→ What the task requires:
Restate word for word the lines of the records below, starting at the line that contains "Write the D3.js code for this chart." and ending at the line that contains "const dayTicks = [5, 10, 15];", with both of those lines included and nothing else.

Code that draws figures

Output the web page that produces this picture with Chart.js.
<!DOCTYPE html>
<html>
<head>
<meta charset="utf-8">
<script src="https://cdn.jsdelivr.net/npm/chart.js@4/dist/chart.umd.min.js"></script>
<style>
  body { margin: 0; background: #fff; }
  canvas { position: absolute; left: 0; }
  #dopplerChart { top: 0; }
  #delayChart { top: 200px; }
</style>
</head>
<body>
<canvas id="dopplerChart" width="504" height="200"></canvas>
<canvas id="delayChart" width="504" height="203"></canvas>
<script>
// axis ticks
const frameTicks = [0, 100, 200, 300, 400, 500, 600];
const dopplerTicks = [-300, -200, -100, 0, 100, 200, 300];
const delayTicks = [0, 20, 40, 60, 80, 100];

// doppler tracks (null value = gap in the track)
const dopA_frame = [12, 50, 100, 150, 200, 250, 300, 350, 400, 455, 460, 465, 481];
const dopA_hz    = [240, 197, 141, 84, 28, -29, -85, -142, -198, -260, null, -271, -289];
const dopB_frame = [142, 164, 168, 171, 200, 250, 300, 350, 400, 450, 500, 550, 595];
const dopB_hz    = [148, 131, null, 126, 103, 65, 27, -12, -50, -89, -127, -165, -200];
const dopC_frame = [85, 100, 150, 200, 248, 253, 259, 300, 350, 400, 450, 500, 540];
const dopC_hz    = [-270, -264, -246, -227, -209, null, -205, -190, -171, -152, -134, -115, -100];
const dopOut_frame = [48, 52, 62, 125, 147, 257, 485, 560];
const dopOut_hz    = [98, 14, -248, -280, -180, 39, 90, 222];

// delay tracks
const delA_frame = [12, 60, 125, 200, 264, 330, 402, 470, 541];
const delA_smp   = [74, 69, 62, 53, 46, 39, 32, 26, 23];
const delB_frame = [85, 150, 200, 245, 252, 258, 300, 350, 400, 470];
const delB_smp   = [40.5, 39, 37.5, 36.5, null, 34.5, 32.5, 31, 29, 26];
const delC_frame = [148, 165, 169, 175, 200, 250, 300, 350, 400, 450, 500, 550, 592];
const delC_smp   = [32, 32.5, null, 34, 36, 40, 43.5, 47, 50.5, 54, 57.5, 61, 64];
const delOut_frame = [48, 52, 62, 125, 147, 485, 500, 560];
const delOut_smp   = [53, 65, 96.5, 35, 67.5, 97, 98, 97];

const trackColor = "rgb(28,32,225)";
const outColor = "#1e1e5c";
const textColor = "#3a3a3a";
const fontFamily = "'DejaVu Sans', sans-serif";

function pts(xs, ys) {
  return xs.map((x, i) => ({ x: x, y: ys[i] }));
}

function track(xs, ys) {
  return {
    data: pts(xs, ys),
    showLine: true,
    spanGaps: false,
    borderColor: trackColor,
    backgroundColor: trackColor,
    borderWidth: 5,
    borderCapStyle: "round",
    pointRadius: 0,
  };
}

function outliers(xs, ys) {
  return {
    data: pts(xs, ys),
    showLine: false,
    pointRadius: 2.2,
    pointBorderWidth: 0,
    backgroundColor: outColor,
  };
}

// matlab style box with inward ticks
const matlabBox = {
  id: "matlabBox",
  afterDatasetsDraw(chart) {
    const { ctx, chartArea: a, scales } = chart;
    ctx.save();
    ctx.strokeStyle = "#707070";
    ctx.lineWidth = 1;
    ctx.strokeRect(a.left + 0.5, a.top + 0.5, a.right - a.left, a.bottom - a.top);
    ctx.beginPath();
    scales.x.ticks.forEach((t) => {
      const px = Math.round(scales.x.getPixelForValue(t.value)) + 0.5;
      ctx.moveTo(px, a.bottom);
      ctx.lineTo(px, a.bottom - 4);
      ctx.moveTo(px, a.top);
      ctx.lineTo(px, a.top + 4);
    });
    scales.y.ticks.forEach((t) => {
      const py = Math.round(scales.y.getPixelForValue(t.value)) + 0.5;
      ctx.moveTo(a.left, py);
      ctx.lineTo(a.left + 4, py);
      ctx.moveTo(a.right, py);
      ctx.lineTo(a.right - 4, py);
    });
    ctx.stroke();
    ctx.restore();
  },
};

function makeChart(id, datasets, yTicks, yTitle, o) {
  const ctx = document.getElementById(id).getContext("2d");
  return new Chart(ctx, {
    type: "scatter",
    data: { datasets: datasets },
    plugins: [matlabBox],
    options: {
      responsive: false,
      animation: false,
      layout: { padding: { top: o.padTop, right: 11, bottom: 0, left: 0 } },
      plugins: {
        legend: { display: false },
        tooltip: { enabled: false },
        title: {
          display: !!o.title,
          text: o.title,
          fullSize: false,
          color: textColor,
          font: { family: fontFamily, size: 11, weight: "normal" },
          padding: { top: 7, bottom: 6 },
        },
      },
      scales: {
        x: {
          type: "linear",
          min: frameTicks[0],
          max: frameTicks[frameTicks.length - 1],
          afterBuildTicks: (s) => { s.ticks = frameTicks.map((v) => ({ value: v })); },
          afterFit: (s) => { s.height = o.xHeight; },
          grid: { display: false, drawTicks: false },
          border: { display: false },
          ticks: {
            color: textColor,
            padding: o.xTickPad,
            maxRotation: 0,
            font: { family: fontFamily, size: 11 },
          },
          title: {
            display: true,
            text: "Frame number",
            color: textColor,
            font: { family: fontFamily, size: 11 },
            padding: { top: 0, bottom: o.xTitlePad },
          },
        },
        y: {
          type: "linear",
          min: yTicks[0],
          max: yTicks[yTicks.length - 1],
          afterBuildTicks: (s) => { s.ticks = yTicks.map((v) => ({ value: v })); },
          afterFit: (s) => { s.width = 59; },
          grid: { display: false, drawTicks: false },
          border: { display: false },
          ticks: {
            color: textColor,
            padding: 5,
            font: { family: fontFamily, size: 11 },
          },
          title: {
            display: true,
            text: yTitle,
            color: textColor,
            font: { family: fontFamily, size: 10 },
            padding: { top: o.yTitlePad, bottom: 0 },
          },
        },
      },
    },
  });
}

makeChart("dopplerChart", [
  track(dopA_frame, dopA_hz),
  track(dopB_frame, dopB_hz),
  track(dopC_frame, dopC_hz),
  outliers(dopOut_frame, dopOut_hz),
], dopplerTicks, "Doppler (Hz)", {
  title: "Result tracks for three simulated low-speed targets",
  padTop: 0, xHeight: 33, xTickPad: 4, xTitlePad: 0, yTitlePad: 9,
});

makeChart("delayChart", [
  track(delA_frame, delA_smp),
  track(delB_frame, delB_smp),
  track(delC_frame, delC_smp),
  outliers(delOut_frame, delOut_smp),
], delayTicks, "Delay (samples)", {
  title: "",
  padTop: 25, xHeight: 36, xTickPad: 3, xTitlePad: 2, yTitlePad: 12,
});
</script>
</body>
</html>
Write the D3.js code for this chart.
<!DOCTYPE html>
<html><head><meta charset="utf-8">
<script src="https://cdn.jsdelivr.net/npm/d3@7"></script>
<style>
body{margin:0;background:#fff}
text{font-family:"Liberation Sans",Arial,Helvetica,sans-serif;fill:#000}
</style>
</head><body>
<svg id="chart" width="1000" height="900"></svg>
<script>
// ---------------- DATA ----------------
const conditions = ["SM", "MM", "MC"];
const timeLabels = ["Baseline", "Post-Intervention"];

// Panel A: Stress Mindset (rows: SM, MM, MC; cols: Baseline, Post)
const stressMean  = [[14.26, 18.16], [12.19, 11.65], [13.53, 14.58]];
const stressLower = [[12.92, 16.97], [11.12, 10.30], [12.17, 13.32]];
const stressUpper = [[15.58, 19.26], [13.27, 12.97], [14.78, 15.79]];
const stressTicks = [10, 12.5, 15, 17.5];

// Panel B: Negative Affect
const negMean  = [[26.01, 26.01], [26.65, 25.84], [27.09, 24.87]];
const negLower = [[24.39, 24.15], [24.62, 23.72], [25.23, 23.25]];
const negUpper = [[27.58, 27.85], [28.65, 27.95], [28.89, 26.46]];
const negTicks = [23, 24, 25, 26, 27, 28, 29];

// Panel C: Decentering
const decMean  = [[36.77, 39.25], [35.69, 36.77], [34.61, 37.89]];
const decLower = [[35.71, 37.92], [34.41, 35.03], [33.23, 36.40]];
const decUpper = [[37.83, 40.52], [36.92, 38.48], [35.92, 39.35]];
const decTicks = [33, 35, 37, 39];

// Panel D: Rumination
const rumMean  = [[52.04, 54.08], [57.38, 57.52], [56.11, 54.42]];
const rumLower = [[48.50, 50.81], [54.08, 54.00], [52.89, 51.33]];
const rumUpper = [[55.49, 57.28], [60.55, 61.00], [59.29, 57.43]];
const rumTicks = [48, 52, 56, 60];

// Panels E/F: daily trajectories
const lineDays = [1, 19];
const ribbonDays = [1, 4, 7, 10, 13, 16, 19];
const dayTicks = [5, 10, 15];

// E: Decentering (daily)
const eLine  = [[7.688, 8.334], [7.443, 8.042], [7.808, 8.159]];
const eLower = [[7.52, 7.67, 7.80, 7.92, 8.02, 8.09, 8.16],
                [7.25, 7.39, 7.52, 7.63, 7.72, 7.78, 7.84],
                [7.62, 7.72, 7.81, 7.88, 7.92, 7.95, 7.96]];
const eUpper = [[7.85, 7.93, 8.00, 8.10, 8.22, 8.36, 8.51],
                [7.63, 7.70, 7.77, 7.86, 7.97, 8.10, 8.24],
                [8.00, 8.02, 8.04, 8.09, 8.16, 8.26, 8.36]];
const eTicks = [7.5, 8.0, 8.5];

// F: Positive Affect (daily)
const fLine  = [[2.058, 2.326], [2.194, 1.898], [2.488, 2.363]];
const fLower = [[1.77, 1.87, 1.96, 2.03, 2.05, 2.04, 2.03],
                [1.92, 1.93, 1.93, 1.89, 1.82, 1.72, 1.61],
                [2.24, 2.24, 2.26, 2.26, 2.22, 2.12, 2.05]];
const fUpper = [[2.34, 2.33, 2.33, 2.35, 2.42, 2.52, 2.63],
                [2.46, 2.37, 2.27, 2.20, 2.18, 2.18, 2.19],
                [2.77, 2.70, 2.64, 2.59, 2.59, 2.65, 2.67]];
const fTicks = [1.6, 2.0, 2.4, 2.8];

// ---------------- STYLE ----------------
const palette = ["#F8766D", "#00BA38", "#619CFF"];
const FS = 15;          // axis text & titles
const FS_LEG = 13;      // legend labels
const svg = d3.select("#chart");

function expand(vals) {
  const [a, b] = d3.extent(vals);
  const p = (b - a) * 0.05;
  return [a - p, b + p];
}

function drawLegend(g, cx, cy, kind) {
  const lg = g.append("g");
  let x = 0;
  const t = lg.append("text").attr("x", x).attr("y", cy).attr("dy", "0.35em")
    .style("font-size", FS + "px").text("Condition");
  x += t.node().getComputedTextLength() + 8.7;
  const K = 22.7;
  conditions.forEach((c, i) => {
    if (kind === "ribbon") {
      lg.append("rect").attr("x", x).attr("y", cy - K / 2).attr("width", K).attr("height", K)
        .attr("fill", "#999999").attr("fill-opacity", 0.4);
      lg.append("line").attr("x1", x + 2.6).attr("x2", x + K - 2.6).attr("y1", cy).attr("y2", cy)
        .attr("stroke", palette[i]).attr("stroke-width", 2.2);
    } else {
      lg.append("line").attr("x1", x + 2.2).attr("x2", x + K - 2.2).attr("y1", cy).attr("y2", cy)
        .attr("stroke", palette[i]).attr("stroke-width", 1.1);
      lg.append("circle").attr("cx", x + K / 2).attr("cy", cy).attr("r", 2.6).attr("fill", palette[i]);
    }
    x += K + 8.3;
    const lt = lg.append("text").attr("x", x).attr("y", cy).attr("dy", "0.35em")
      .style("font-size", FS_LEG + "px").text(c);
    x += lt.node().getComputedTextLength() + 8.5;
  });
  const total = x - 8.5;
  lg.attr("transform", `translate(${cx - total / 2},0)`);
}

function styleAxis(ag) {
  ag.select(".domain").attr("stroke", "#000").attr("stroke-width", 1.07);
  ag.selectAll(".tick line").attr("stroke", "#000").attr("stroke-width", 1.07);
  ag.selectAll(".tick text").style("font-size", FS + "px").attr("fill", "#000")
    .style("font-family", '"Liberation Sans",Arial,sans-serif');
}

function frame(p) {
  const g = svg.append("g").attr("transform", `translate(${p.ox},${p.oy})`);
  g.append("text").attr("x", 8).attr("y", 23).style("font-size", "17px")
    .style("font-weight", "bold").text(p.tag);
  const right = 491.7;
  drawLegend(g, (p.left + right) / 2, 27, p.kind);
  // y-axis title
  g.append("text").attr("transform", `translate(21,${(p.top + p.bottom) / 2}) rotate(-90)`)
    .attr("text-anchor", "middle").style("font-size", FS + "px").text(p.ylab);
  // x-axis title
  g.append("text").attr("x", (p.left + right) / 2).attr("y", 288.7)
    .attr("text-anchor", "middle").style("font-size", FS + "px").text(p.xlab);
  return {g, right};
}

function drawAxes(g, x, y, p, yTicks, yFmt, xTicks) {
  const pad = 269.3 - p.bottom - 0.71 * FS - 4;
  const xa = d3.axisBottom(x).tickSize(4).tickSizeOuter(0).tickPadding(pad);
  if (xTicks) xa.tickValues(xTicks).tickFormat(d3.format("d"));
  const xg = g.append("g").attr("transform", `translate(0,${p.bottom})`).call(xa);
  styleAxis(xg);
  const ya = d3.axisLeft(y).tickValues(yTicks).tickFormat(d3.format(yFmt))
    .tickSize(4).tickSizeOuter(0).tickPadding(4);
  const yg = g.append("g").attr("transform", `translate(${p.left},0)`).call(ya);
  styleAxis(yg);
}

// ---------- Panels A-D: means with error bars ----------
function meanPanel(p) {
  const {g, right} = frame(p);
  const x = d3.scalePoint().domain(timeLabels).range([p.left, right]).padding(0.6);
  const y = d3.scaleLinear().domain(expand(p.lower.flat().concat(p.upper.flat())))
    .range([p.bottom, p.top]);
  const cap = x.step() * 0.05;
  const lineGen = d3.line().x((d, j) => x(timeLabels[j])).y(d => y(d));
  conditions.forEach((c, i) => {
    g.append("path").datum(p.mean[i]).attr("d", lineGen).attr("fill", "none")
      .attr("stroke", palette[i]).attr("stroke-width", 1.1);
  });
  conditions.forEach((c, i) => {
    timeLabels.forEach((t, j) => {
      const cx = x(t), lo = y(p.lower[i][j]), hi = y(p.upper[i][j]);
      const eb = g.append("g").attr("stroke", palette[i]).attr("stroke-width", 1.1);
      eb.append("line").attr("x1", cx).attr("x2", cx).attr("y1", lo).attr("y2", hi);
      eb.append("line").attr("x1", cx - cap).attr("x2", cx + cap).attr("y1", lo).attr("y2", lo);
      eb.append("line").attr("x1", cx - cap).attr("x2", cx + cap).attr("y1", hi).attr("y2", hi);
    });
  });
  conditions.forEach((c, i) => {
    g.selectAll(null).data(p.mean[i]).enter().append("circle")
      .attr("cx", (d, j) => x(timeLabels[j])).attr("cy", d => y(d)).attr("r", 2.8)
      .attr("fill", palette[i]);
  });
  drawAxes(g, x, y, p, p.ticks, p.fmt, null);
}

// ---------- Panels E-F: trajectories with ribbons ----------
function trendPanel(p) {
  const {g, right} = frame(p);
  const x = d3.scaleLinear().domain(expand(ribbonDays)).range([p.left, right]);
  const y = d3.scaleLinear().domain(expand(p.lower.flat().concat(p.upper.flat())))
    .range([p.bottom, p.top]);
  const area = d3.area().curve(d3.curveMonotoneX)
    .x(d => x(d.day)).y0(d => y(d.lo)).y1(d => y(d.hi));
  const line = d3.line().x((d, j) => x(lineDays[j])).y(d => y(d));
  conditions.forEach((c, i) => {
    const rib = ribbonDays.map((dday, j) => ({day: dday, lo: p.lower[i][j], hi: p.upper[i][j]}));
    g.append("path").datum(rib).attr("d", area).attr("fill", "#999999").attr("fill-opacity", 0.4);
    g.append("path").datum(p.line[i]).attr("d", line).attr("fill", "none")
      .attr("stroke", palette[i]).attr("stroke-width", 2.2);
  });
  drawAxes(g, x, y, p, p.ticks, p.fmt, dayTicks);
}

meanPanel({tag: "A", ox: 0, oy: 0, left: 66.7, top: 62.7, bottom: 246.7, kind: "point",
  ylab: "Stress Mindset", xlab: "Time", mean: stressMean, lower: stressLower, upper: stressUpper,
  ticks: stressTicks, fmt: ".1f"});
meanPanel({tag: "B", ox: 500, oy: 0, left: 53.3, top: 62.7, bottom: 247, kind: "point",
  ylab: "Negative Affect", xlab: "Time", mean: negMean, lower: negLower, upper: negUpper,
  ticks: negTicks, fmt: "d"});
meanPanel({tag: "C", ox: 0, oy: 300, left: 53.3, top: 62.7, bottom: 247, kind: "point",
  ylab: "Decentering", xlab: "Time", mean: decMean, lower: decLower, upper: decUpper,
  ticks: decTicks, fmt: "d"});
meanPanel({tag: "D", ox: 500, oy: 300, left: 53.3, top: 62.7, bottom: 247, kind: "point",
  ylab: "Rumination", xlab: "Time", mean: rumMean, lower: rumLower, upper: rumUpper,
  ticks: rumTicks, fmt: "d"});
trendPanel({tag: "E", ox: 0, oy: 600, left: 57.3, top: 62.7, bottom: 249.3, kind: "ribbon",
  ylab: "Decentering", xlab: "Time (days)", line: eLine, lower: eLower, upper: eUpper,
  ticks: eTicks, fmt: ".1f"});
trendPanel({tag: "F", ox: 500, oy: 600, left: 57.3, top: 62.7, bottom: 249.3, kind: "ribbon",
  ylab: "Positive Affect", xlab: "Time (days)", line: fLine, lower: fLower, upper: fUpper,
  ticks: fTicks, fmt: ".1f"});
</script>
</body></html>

→ Answer for this exercise:
Write the D3.js code for this chart.
<!DOCTYPE html>
<html><head><meta charset="utf-8">
<script src="https://cdn.jsdelivr.net/npm/d3@7"></script>
<style>
body{margin:0;background:#fff}
text{font-family:"Liberation Sans",Arial,Helvetica,sans-serif;fill:#000}
</style>
</head><body>
<svg id="chart" width="1000" height="900"></svg>
<script>
// ---------------- DATA ----------------
const conditions = ["SM", "MM", "MC"];
const timeLabels = ["Baseline", "Post-Intervention"];

// Panel A: Stress Mindset (rows: SM, MM, MC; cols: Baseline, Post)
const stressMean  = [[14.26, 18.16], [12.19, 11.65], [13.53, 14.58]];
const stressLower = [[12.92, 16.97], [11.12, 10.30], [12.17, 13.32]];
const stressUpper = [[15.58, 19.26], [13.27, 12.97], [14.78, 15.79]];
const stressTicks = [10, 12.5, 15, 17.5];

// Panel B: Negative Affect
const negMean  = [[26.01, 26.01], [26.65, 25.84], [27.09, 24.87]];
const negLower = [[24.39, 24.15], [24.62, 23.72], [25.23, 23.25]];
const negUpper = [[27.58, 27.85], [28.65, 27.95], [28.89, 26.46]];
const negTicks = [23, 24, 25, 26, 27, 28, 29];

// Panel C: Decentering
const decMean  = [[36.77, 39.25], [35.69, 36.77], [34.61, 37.89]];
const decLower = [[35.71, 37.92], [34.41, 35.03], [33.23, 36.40]];
const decUpper = [[37.83, 40.52], [36.92, 38.48], [35.92, 39.35]];
const decTicks = [33, 35, 37, 39];

// Panel D: Rumination
const rumMean  = [[52.04, 54.08], [57.38, 57.52], [56.11, 54.42]];
const rumLower = [[48.50, 50.81], [54.08, 54.00], [52.89, 51.33]];
const rumUpper = [[55.49, 57.28], [60.55, 61.00], [59.29, 57.43]];
const rumTicks = [48, 52, 56, 60];

// Panels E/F: daily trajectories
const lineDays = [1, 19];
const ribbonDays = [1, 4, 7, 10, 13, 16, 19];
const dayTicks = [5, 10, 15];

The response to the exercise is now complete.